> _Task details_: Output the lines exactly, from the one where "Clone this chart in matplotlib." appears through the one where "plt.rcParams['font.family'] = ['Liberation Sans', 'DejaVu" appears. Images are left out.

> _The input_:
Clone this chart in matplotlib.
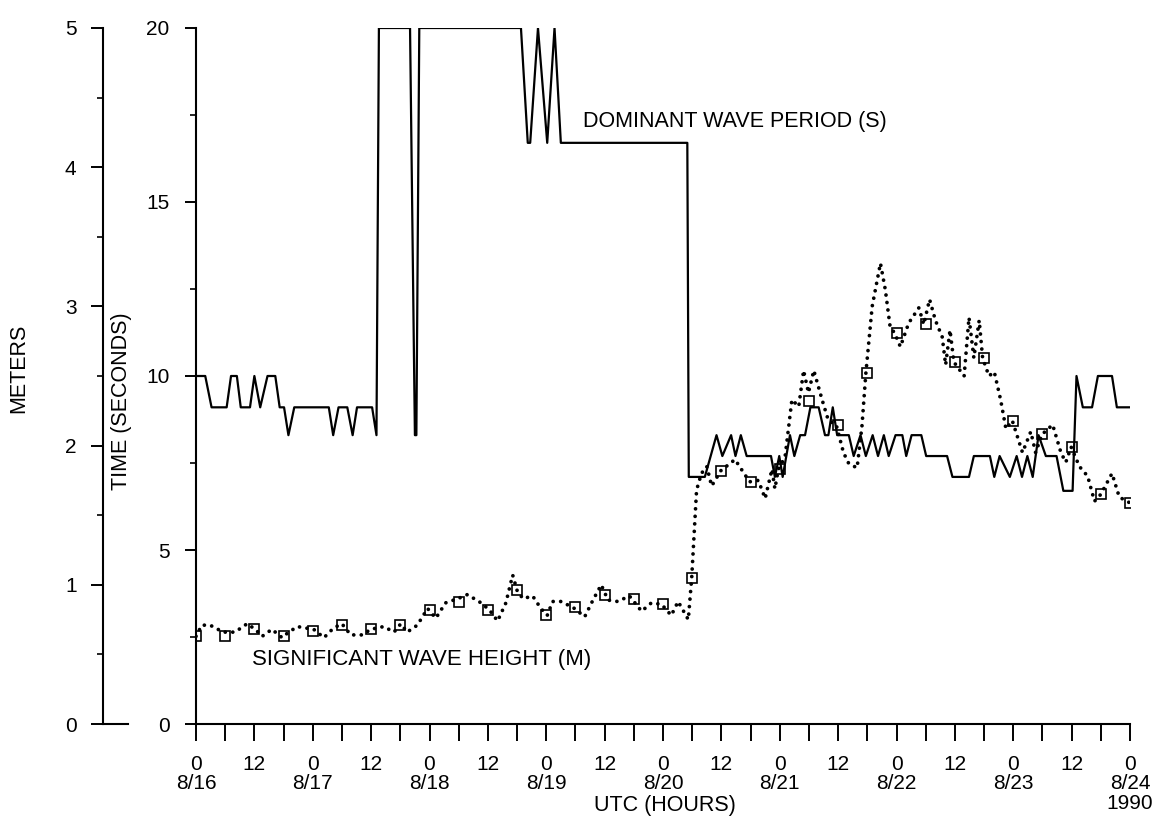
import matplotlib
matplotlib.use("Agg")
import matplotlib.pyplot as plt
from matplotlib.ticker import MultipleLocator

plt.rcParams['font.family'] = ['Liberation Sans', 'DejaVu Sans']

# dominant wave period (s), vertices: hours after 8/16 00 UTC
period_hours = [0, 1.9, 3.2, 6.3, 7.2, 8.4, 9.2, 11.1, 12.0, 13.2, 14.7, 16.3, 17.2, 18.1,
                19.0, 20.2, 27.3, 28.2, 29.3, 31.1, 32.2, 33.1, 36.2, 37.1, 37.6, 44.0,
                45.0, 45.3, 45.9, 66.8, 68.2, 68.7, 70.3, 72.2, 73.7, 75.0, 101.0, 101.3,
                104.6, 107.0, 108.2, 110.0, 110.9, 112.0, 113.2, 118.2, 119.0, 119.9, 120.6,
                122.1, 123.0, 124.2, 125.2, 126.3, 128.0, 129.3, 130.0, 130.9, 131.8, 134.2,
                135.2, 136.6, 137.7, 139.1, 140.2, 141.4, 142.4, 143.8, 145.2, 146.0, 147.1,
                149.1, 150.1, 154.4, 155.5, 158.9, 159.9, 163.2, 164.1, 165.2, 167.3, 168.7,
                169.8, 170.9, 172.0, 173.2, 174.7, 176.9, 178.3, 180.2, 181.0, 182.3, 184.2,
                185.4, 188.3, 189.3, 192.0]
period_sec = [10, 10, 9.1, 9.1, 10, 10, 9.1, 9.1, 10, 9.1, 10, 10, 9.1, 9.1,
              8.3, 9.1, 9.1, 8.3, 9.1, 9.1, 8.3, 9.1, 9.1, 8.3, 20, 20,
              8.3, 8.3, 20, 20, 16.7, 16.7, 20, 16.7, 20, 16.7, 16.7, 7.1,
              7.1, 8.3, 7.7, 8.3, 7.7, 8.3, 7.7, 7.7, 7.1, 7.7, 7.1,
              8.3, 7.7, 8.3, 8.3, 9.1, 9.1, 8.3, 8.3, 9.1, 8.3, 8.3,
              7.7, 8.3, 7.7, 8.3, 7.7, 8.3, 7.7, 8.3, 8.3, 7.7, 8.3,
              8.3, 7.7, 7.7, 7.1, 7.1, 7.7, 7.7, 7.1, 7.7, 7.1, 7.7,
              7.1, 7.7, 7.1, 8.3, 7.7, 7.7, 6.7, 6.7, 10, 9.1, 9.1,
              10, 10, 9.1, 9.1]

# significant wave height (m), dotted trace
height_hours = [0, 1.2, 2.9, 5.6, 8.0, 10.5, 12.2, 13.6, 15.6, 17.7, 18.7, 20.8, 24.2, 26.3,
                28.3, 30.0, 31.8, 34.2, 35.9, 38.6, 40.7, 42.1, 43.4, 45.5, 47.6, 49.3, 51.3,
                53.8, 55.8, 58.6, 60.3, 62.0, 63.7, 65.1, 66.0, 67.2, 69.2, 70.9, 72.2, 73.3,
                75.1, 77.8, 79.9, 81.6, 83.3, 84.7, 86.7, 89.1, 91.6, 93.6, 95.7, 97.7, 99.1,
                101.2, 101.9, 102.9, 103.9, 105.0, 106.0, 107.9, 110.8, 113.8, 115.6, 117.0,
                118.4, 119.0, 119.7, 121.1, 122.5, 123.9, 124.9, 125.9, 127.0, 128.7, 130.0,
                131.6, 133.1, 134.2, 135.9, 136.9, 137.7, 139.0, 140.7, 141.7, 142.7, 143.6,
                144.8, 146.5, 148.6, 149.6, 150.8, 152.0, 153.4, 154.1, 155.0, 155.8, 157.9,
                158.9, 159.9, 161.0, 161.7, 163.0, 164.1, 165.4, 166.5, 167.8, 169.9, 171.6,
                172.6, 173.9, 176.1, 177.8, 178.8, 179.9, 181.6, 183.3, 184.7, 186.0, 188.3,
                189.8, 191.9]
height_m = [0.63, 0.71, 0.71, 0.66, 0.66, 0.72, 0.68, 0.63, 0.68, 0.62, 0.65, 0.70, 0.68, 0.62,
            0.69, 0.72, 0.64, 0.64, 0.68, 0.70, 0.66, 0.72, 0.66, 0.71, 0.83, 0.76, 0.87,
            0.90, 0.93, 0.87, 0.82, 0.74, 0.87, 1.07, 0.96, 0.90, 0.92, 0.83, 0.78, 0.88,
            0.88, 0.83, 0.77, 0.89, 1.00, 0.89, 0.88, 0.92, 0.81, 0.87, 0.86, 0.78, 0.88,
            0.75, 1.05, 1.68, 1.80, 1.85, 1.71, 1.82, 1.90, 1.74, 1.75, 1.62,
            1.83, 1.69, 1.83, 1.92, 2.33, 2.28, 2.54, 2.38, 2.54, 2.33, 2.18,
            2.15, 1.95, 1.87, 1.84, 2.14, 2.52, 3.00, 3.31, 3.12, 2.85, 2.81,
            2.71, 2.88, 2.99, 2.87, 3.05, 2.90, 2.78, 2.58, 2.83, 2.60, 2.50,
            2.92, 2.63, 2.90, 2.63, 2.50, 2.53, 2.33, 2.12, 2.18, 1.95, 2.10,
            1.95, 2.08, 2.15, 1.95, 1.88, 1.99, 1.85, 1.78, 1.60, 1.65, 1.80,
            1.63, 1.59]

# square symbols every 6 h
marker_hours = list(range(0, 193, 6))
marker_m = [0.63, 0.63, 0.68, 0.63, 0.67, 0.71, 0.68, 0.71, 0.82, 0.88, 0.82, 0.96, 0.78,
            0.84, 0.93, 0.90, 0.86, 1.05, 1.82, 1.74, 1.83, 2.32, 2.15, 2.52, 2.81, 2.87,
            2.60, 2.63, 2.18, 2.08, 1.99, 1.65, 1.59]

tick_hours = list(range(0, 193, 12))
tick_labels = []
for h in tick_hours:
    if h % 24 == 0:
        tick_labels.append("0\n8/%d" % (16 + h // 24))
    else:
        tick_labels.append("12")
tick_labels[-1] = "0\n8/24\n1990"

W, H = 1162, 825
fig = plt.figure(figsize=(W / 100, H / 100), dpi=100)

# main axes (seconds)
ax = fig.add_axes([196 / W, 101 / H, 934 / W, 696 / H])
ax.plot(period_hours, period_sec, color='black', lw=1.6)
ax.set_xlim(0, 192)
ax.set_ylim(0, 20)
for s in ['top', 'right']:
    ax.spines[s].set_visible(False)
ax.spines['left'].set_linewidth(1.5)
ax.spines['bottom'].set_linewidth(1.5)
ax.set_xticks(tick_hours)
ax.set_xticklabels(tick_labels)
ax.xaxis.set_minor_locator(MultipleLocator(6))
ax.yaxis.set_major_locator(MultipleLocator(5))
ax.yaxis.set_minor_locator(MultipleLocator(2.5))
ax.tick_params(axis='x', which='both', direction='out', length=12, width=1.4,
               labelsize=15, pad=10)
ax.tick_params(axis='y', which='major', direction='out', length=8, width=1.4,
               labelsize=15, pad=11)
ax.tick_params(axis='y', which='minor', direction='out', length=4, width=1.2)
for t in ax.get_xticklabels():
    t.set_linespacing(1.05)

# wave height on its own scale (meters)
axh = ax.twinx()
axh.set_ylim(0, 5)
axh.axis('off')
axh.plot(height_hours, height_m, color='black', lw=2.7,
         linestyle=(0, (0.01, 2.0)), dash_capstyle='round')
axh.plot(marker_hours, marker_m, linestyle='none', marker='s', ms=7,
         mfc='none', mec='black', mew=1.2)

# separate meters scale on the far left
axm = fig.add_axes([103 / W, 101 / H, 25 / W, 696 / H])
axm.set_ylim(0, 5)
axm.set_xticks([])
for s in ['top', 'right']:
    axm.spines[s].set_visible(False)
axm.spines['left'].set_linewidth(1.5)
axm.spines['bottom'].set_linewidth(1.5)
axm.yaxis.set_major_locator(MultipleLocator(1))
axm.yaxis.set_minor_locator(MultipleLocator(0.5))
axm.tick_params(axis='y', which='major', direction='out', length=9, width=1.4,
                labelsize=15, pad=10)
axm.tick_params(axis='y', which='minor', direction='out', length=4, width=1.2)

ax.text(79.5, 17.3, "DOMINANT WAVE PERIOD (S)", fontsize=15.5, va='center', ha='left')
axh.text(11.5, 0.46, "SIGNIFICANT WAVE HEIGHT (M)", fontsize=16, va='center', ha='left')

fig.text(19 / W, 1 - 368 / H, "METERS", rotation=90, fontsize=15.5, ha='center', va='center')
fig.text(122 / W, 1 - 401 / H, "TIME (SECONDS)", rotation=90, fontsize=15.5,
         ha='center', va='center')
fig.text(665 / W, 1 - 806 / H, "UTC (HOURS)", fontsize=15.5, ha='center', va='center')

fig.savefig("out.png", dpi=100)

--

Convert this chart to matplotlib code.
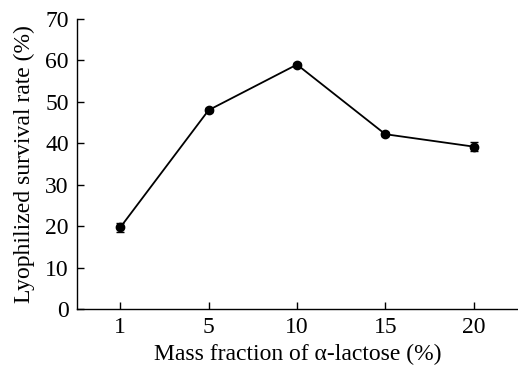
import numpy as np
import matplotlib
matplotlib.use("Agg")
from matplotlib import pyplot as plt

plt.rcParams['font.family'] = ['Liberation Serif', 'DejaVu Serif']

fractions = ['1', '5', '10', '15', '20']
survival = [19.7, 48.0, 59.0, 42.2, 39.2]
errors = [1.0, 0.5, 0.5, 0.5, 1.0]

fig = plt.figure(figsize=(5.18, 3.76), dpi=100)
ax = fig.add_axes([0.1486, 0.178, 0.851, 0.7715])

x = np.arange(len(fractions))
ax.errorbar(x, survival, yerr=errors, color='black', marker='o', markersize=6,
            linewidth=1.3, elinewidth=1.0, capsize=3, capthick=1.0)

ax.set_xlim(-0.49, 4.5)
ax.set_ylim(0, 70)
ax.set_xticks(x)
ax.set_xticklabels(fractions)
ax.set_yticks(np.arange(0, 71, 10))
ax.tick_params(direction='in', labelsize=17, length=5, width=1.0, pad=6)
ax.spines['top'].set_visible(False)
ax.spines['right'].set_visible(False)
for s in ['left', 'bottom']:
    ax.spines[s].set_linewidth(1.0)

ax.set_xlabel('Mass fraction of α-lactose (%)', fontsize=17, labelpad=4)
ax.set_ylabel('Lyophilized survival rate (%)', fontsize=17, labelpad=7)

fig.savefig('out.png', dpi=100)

==

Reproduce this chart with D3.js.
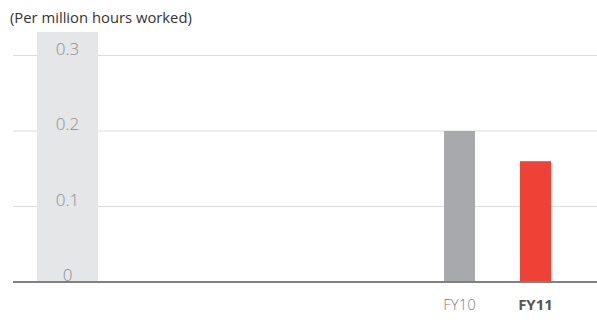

> _Result of this task_:
Clone this chart in matplotlib.
import matplotlib
matplotlib.use("Agg")
import matplotlib.pyplot as plt
from matplotlib.ticker import MultipleLocator

plt.rcParams['font.family'] = ['Liberation Sans', 'DejaVu Sans']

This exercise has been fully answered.